> Recorded data:
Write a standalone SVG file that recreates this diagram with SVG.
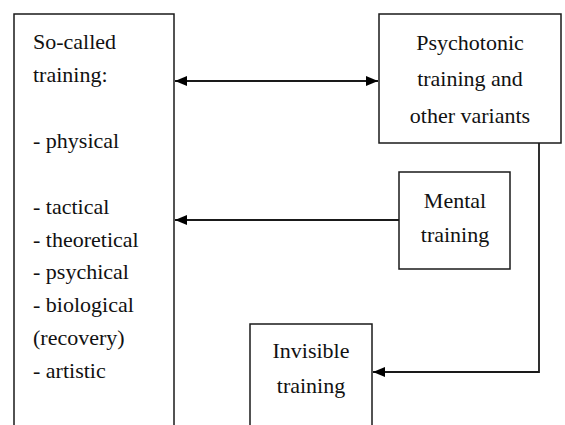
<svg xmlns="http://www.w3.org/2000/svg" width="565" height="425" viewBox="0 0 565 425">
<defs>
<style>
.box{fill:#fff;stroke:#1a1a1a;stroke-width:1.5}
.t{font-size:22px;fill:#111}
.c{text-anchor:middle}
.ln{fill:none;stroke:#1a1a1a;stroke-width:1.8}
</style>
<marker id="ah" viewBox="0 0 12 10" refX="12" refY="5" markerWidth="12" markerHeight="10" markerUnits="userSpaceOnUse" orient="auto-start-reverse">
<path d="M0,0 L12,5 L0,10 Z" fill="#000"/>
</marker>
</defs>
<rect width="565" height="425" fill="#fff"/>
<g font-family="Liberation Serif, Times New Roman, serif">
<g id="so-called">
<rect class="box" x="14" y="14" width="160" height="430"/>
<text class="t" x="33" y="49">So-called</text>
<text class="t" x="33" y="82">training:</text>
<text class="t" x="33" y="148">- physical</text>
<text class="t" x="33" y="214">- tactical</text>
<text class="t" x="33" y="247">- theoretical</text>
<text class="t" x="33" y="279">- psychical</text>
<text class="t" x="33" y="312">- biological</text>
<text class="t" x="33" y="345">(recovery)</text>
<text class="t" x="33" y="378">- artistic</text>
</g>
<g id="psychotonic">
<rect class="box" x="379" y="14" width="182" height="129"/>
<text class="t c" x="470" y="50">Psychotonic</text>
<text class="t c" x="470" y="86">training and</text>
<text class="t c" x="470" y="123">other variants</text>
</g>
<g id="mental">
<rect class="box" x="399" y="172" width="111" height="97"/>
<text class="t c" x="455" y="208">Mental</text>
<text class="t c" x="455" y="242">training</text>
</g>
<g id="invisible">
<rect class="box" x="250" y="324" width="122" height="120"/>
<text class="t c" x="311" y="358">Invisible</text>
<text class="t c" x="311" y="393">training</text>
</g>
</g>
<g id="connectors">
<line class="ln" x1="175" y1="81" x2="378" y2="81" marker-start="url(#ah)" marker-end="url(#ah)"/>
<line class="ln" x1="399" y1="220" x2="175" y2="220" marker-end="url(#ah)"/>
<polyline class="ln" points="539,143 539,372 373,372" marker-end="url(#ah)"/>
</g>
</svg>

> Directions:
Return the listing above in full and without alteration, excluding its pictures.

> Complete response:
Write a standalone SVG file that recreates this diagram with SVG.
<svg xmlns="http://www.w3.org/2000/svg" width="565" height="425" viewBox="0 0 565 425">
<defs>
<style>
.box{fill:#fff;stroke:#1a1a1a;stroke-width:1.5}
.t{font-size:22px;fill:#111}
.c{text-anchor:middle}
.ln{fill:none;stroke:#1a1a1a;stroke-width:1.8}
</style>
<marker id="ah" viewBox="0 0 12 10" refX="12" refY="5" markerWidth="12" markerHeight="10" markerUnits="userSpaceOnUse" orient="auto-start-reverse">
<path d="M0,0 L12,5 L0,10 Z" fill="#000"/>
</marker>
</defs>
<rect width="565" height="425" fill="#fff"/>
<g font-family="Liberation Serif, Times New Roman, serif">
<g id="so-called">
<rect class="box" x="14" y="14" width="160" height="430"/>
<text class="t" x="33" y="49">So-called</text>
<text class="t" x="33" y="82">training:</text>
<text class="t" x="33" y="148">- physical</text>
<text class="t" x="33" y="214">- tactical</text>
<text class="t" x="33" y="247">- theoretical</text>
<text class="t" x="33" y="279">- psychical</text>
<text class="t" x="33" y="312">- biological</text>
<text class="t" x="33" y="345">(recovery)</text>
<text class="t" x="33" y="378">- artistic</text>
</g>
<g id="psychotonic">
<rect class="box" x="379" y="14" width="182" height="129"/>
<text class="t c" x="470" y="50">Psychotonic</text>
<text class="t c" x="470" y="86">training and</text>
<text class="t c" x="470" y="123">other variants</text>
</g>
<g id="mental">
<rect class="box" x="399" y="172" width="111" height="97"/>
<text class="t c" x="455" y="208">Mental</text>
<text class="t c" x="455" y="242">training</text>
</g>
<g id="invisible">
<rect class="box" x="250" y="324" width="122" height="120"/>
<text class="t c" x="311" y="358">Invisible</text>
<text class="t c" x="311" y="393">training</text>
</g>
</g>
<g id="connectors">
<line class="ln" x1="175" y1="81" x2="378" y2="81" marker-start="url(#ah)" marker-end="url(#ah)"/>
<line class="ln" x1="399" y1="220" x2="175" y2="220" marker-end="url(#ah)"/>
<polyline class="ln" points="539,143 539,372 373,372" marker-end="url(#ah)"/>
</g>
</svg>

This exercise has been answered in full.